Leaving the for loop in the same place, I modified it to read for(recCounter=0;recCounter<10;)
and placed recCounter
's increment WITHIN the IF
statement, incrementing every time the line starts with User:
. In this case, I also got ten records in my output file, they were ten instances of the last record in the input file, and all the counters are 0.
EDIT: Given how the file is formatted, the ONLY way to determine w=one record from the next is a subsequent instance of the word "User:" at the start of the line.
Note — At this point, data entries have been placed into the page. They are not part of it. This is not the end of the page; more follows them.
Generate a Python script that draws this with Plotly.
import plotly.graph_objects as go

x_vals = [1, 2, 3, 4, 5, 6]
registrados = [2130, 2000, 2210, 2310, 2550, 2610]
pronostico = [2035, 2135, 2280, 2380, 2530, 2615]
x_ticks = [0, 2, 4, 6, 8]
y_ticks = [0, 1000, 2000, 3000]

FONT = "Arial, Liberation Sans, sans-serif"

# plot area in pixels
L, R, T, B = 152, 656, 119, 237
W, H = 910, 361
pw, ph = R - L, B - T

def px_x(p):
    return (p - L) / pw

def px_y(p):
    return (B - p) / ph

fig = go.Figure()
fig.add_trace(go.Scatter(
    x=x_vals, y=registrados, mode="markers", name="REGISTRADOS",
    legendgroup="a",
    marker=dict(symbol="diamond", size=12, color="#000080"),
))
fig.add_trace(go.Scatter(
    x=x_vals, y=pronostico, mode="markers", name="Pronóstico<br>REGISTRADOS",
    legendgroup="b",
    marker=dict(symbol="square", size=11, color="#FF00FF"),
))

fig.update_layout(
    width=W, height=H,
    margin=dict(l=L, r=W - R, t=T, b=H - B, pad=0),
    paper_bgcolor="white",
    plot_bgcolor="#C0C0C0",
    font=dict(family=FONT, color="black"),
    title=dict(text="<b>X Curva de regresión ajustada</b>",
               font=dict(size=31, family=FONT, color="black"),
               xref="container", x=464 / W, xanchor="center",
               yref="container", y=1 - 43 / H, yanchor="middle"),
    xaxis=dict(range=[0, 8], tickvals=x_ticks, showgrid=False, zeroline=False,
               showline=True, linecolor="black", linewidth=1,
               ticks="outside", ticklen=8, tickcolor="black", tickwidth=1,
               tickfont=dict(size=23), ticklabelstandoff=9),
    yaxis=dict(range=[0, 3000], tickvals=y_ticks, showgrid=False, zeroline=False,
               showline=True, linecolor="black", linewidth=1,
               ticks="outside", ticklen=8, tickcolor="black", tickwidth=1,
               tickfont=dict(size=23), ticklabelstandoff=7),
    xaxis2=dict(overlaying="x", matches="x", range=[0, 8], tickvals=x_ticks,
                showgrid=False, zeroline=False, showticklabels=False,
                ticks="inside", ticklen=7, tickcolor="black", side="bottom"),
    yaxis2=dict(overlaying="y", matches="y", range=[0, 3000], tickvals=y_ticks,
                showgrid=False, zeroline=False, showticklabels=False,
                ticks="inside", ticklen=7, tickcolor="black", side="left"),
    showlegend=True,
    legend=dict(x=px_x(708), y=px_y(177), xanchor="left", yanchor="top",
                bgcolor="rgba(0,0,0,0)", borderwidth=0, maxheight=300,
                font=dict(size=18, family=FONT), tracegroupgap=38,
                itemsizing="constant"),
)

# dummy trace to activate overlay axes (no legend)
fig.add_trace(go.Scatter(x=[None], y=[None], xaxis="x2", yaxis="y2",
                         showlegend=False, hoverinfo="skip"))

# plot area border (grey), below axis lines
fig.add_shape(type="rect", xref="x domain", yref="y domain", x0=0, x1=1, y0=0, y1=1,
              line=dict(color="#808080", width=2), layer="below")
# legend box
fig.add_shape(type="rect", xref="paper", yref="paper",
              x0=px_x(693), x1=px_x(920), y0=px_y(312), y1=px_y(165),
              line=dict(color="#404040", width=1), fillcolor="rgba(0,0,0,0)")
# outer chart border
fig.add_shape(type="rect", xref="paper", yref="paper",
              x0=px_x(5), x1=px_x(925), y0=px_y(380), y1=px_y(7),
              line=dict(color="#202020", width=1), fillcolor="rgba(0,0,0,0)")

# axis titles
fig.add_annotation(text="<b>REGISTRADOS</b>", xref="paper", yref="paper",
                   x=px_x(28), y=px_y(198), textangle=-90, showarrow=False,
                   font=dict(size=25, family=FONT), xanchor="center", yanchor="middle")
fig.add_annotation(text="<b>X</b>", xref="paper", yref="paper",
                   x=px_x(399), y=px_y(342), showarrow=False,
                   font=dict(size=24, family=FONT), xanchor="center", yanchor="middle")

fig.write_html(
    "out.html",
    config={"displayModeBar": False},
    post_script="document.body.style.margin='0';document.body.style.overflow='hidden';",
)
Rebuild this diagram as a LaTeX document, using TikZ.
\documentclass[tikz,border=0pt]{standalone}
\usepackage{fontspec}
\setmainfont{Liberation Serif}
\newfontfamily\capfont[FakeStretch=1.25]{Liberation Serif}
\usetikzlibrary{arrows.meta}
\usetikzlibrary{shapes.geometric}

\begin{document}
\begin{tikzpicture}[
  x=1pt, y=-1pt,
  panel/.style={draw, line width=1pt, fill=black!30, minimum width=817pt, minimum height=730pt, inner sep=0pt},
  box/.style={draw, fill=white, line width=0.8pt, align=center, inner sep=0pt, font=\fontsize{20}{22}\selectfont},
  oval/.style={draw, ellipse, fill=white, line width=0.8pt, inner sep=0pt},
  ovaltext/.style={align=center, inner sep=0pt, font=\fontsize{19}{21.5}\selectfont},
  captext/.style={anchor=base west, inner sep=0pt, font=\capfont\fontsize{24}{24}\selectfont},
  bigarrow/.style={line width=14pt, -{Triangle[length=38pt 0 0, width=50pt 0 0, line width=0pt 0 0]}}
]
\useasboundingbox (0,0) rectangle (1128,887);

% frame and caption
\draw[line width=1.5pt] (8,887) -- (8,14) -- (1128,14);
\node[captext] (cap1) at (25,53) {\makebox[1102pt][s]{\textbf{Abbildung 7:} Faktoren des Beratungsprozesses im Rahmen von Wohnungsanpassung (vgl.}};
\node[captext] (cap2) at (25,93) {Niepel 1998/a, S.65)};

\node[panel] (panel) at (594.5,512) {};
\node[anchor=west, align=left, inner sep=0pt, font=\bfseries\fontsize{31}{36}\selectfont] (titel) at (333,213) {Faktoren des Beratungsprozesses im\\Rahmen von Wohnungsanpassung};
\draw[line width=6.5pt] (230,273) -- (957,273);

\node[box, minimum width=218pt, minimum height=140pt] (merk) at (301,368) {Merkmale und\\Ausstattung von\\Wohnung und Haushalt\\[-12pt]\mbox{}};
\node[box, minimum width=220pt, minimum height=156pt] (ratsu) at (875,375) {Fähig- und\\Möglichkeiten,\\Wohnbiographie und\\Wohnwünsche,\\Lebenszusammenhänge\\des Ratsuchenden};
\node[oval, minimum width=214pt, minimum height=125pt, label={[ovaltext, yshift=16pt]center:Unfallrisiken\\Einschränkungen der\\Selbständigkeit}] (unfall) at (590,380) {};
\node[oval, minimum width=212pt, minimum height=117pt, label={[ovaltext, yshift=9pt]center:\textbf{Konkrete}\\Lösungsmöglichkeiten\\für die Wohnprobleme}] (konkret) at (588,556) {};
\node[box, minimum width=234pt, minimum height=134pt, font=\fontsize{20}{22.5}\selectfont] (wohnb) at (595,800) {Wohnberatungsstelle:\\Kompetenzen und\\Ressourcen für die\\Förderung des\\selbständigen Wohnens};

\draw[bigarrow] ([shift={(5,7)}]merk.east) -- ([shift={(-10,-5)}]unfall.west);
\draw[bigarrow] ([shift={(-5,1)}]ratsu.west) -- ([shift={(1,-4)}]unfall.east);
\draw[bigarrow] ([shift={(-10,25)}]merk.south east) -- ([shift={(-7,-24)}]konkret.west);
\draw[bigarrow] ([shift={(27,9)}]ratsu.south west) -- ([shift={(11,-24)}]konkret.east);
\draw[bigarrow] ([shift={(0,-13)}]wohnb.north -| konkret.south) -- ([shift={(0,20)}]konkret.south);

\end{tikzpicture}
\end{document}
Each time that occurs, until the NEXT time it occurs is what constitutes a single record.
It appears as though I'm not setting my "recCounter" appropriately, or I'm not interpreting the results of what IS being set as "start a new record".
Anyone have any suggestions for how to read this file as multiple records?
Okay, so your pseudo-code should go something like this:
declare variables
open file
while not eof
read input
if end of set
format output
write output
clear variables
figure out which variable
store in correct variable
end-while
There might be a trick to figuring out when you've finished one set and can start the next. If a set is supposed to be terminated by a blank line as appears from your example, then you could just check for the blank line. Otherwise, how do you know? Does a set always start with "user"?
Also, don't forget to write the last record. You don't want to leave unwritten stuff in your buffer/table.